Why The Chronic Is the Greatest Album in Rap History
If you try to remember the late fall of 1992, all you see is smoke. Smoke smoldering from the rubble of post-riot L.A. Smoke sepulchral from the barrels of freshly fired AKs. Smoke swirling from the zigzags of anyone able to purchase the bomb, the real sticky-icky, the chronic.
All you hear is The Chronic -- Dr. Dre's perfectly rolled joint, which soon celebrates the 20th anniversary of its Dec. 15, 1992, release.
You might not agree that it is the greatest rap album of all time, but it's difficult to argue against its selection. Biggie or Nas' debuts may be more lyrical. A Tribe Called Quest's Low End Theory is looser. Wu-Tang and Outkast were more otherworldly and Public Enemy more incisively political. But no album before or since has blended those qualities like the rat-tat-tat murderer's row of Dre, Snoop Dogg, Daz, Jewell, Kurupt, D.O.C., RBX, Nate Dogg and the Lady of Rage. (For more see our feature story on the making of The Chronic.)

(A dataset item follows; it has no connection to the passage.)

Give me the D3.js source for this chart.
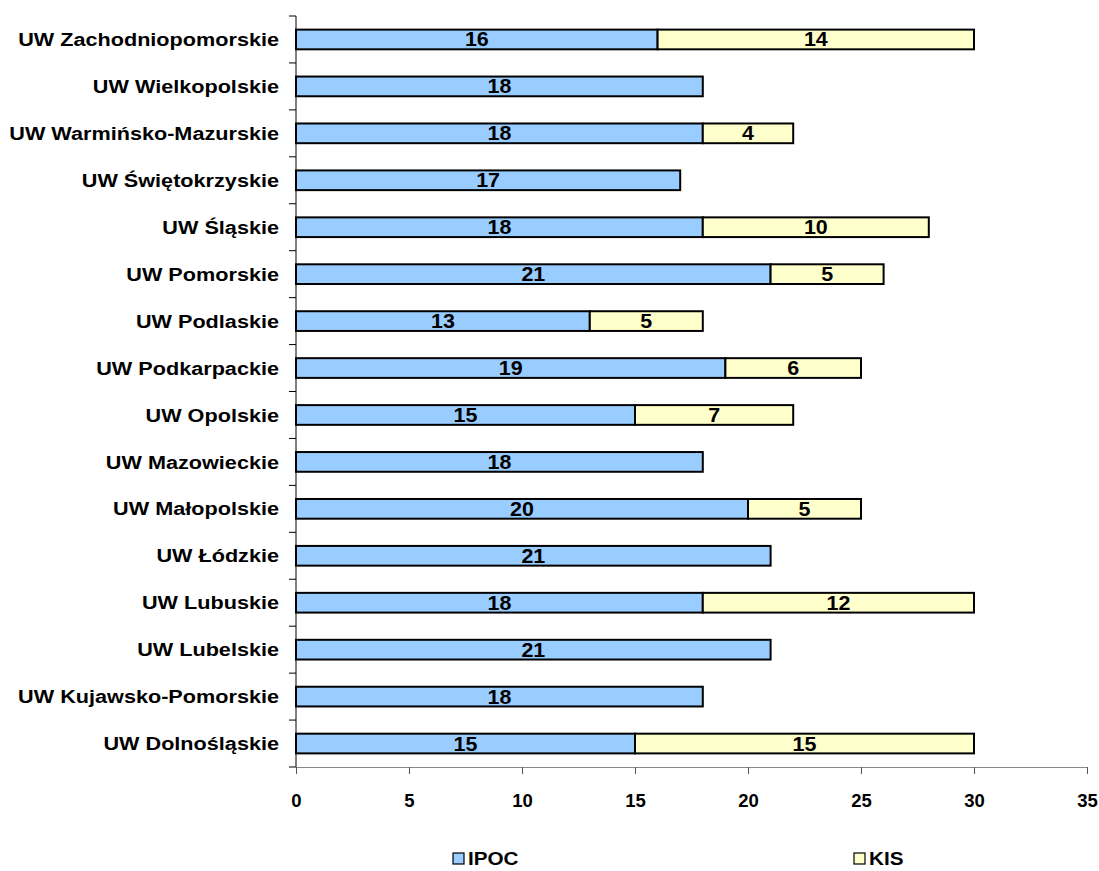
<!DOCTYPE html>
<html>
<head>
    <meta charset="utf-8">
    <title>UW - IPOC / KIS</title>
    <script src="https://d3js.org/d3.v7.min.js"></script>
    <style>
        body { margin: 0; background: #fff; }
        text { font-family: Arial, "Liberation Sans", sans-serif; font-weight: bold; fill: #000; }
    </style>
</head>
<body>
    <svg id="chart"></svg>
    <script>
        // data, top row first
        var categories = ["UW Zachodniopomorskie", "UW Wielkopolskie", "UW Warmińsko-Mazurskie",
            "UW Świętokrzyskie", "UW Śląskie", "UW Pomorskie", "UW Podlaskie", "UW Podkarpackie",
            "UW Opolskie", "UW Mazowieckie", "UW Małopolskie", "UW Łódzkie", "UW Lubuskie",
            "UW Lubelskie", "UW Kujawsko-Pomorskie", "UW Dolnośląskie"];
        var ipoc = [16, 18, 18, 17, 18, 21, 13, 19, 15, 18, 20, 21, 18, 21, 18, 15];
        var kis  = [14, 0, 4, 0, 10, 5, 5, 6, 7, 0, 5, 0, 12, 0, 0, 15];
        var seriesNames = ["IPOC", "KIS"];
        var seriesColors = ["#99CCFF", "#FFFFCC"];
        var xTicks = [0, 5, 10, 15, 20, 25, 30, 35];

        var width = 1099, height = 871;
        var margin = {top: 16, left: 296, right: 12, bottom: 104};

        var svg = d3.select("#chart").attr("width", width).attr("height", height);

        var x = d3.scaleLinear().domain([0, 35]).range([margin.left, width - margin.right]);
        var y = d3.scaleBand().domain(categories)
            .range([margin.top, height - margin.bottom])
            .paddingInner(0.58).paddingOuter(0.29);

        var rows = categories.map(function(c, i) {
            return {cat: c, vals: [ipoc[i], kis[i]]};
        });
        var stack = d3.stack().keys([0, 1]).value(function(d, k) { return d.vals[k]; });
        var layers = stack(rows);

        // stretched text like the original (wide bold Arial)
        function wideText(sel, sx) {
            sel.attr("transform", function() {
                var t = d3.select(this);
                return "translate(" + t.attr("x") + "," + t.attr("y") + ") scale(" + sx + ",1)";
            }).attr("x", 0).attr("y", 0);
        }

        // bars
        var g = svg.append("g");
        layers.forEach(function(layer, k) {
            var segs = layer.filter(function(d) { return d[1] - d[0] > 0; });
            g.selectAll(".bar" + k).data(segs).enter().append("rect")
                .attr("class", "bar" + k)
                .attr("x", function(d) { return x(d[0]); })
                .attr("width", function(d) { return x(d[1]) - x(d[0]); })
                .attr("y", function(d) { return y(d.data.cat); })
                .attr("height", y.bandwidth())
                .attr("fill", seriesColors[k])
                .attr("stroke", "#000")
                .attr("stroke-width", 2);
            g.selectAll(".lab" + k).data(segs).enter().append("text")
                .attr("x", function(d) { return (x(d[0]) + x(d[1])) / 2; })
                .attr("y", function(d) { return y(d.data.cat) + y.bandwidth() / 2 + 7; })
                .attr("text-anchor", "middle")
                .style("font-size", "19.5px")
                .text(function(d) { return d[1] - d[0]; })
                .call(wideText, 1.1);
        });

        // y axis: line + ticks on band boundaries
        var yTop = margin.top, yBot = height - margin.bottom;
        var yAx = svg.append("g");
        yAx.append("line").attr("x1", x(0)).attr("x2", x(0)).attr("y1", yTop).attr("y2", yBot)
            .attr("stroke", "#000").attr("stroke-width", 1);
        var step = y.step();
        yAx.selectAll(".yt").data(d3.range(categories.length + 1)).enter().append("line")
            .attr("x1", x(0) - 7).attr("x2", x(0))
            .attr("y1", function(i) { return yTop + i * step; })
            .attr("y2", function(i) { return yTop + i * step; })
            .attr("stroke", "#000");
        yAx.selectAll(".yl").data(categories).enter().append("text")
            .attr("x", x(0) - 17)
            .attr("y", function(d) { return y(d) + y.bandwidth() / 2 + 6.6; })
            .attr("text-anchor", "end")
            .style("font-size", "18.5px")
            .text(function(d) { return d; })
            .call(wideText, 1.17);

        // x axis
        var xAxis = d3.axisBottom(x).tickValues(xTicks).tickSize(7).tickPadding(19.5);
        var xg = svg.append("g").attr("transform", "translate(0," + yBot + ")").call(xAxis);
        xg.select(".domain").attr("stroke", "#888");
        xg.selectAll(".tick line").attr("stroke", "#555");
        xg.selectAll(".tick text").style("font-size", "18.5px").style("font-family", "Arial, 'Liberation Sans', sans-serif")
            .style("font-weight", "bold").attr("fill", "#000");

        // legend
        var legendX = [453, 854];
        var lg = svg.selectAll(".lg").data(seriesNames).enter().append("g")
            .attr("transform", function(d, i) { return "translate(" + legendX[i] + ",853)"; });
        lg.append("rect").attr("width", 11).attr("height", 11)
            .attr("fill", function(d, i) { return seriesColors[i]; })
            .attr("stroke", "#000").attr("stroke-width", 1.2);
        lg.append("text").attr("x", 15).attr("y", 12)
            .style("font-size", "18px").text(function(d) { return d; })
            .call(wideText, 1.15);
    </script>
</body>
</html>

Hip-hop is omnivorous by design. It recycles old sounds and ideas and spits them back at semiautomatic speed. The Chronic was the culmination. It synthesized the previous quarter-century of soul music and expanded upon its possibilities.
No rap album had ever been that musical. Dre fused live instrumentation with a mosaic of Parliament, Donny Hathaway, James Brown and other impeccably selected soul and funk samples. This was G-Funk. Then he laid down some of the hardest and most hilarious raps and skits captured on tape.

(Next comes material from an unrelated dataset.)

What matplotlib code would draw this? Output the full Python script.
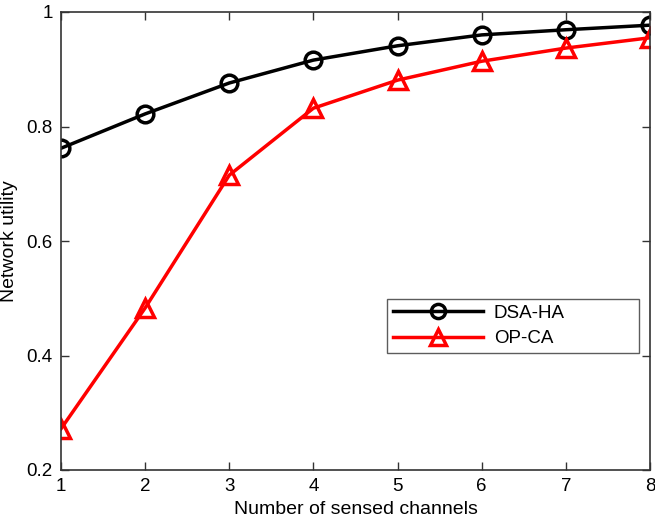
import matplotlib
matplotlib.use("Agg")
import matplotlib.pyplot as plt

plt.rcParams['font.family'] = ['Liberation Sans', 'DejaVu Sans']

channels = [1, 2, 3, 4, 5, 6, 7, 8]
dsa_ha = [0.762, 0.822, 0.876, 0.916, 0.941, 0.960, 0.969, 0.977]
op_ca = [0.272, 0.483, 0.715, 0.832, 0.881, 0.914, 0.937, 0.955]
yticks = [0.2, 0.4, 0.6, 0.8, 1.0]
ytick_labels = ['0.2', '0.4', '0.6', '0.8', '1']

fig = plt.figure(figsize=(6.55, 5.22), dpi=100)
ax = fig.add_axes([61 / 655, 1 - 470 / 522, (650 - 61) / 655, (470 - 12) / 522])

ax.plot(channels, dsa_ha, color='black', lw=2.5, marker='o', ms=12,
        mfc='none', mew=2.5, label='DSA-HA')
ax.plot(channels, op_ca, color='red', lw=2.5, marker='^', ms=13,
        mfc='none', mew=2.5, label='OP-CA')

ax.set_xlim(1, 8)
ax.set_ylim(0.2, 1.0)
ax.set_xticks(channels)
ax.set_yticks(yticks)
ax.set_yticklabels(ytick_labels)
ax.tick_params(direction='in', top=True, right=True, labelsize=13.5,
               length=6, width=1, color='#333333', pad=6)
for s in ax.spines.values():
    s.set_linewidth(1.2)
    s.set_color('#333333')

ax.set_xlabel('Number of sensed channels', fontsize=14, labelpad=4)
ax.set_ylabel('Network utility', fontsize=14, labelpad=6)

leg = ax.legend(loc='lower left', bbox_to_anchor=(0.5535, 0.2555, 0.428, 0.118),
                mode='expand', borderaxespad=0, fontsize=13.5,
                frameon=True, fancybox=False, edgecolor='#333333',
                handlelength=4.8, handletextpad=0.6, borderpad=0.3,
                labelspacing=0.45, markerscale=0.85)
leg.get_frame().set_linewidth(1.0)

fig.savefig('out.png', dpi=100)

"The Chronic is still the hip-hop equivalent to Stevie Wonder's Songs in the Key of Life. It's the benchmark you measure your album against if you're serious."
Kanye West wrote that in Rolling Stone, and no knows more about delivering on insane ambition than he. But The Chronic did more than extend rap's parameters -- it simultaneously revealed its roots. Things went deeper than just sampling a song like Hathaway's "Little Ghetto Boy." Dre, Snoop and the D.O.C. were connecting the blood red and marine blue gang warfare of South Central with the turbulence of the civil rights era. Things done changed. We were in the Boyz n the Hood era, and The Chronic twisted audio clips from the riots documentary Birth of a Nation 4x29x92 with the white-chalk narratives of 18-year-olds with itchy trigger fingers and homies named Lil Half Dead.
"The Chronic captured the reality that was with us -- the black cloud over L.A. that existed after the riots. Robberies were at an all-time high. The National Guard was still in Compton. People were either very timid or very violent," says Compton-bred Game, who was Dre's choice to steward the West Coast, gangsta-rap tradition to the next generation. "Even if you were from Nebraska, all you had to do was listen to The Chronic and you could feel like a gangsta."
Gangsta rap existed before The Chronic. By 1987, Schoolly D and Ice-T were banging on both coasts. The arrival of N.W.A proved that gangsta rap could even be considered a public enemy by the FBI. But The Chronic was the first to make it fun.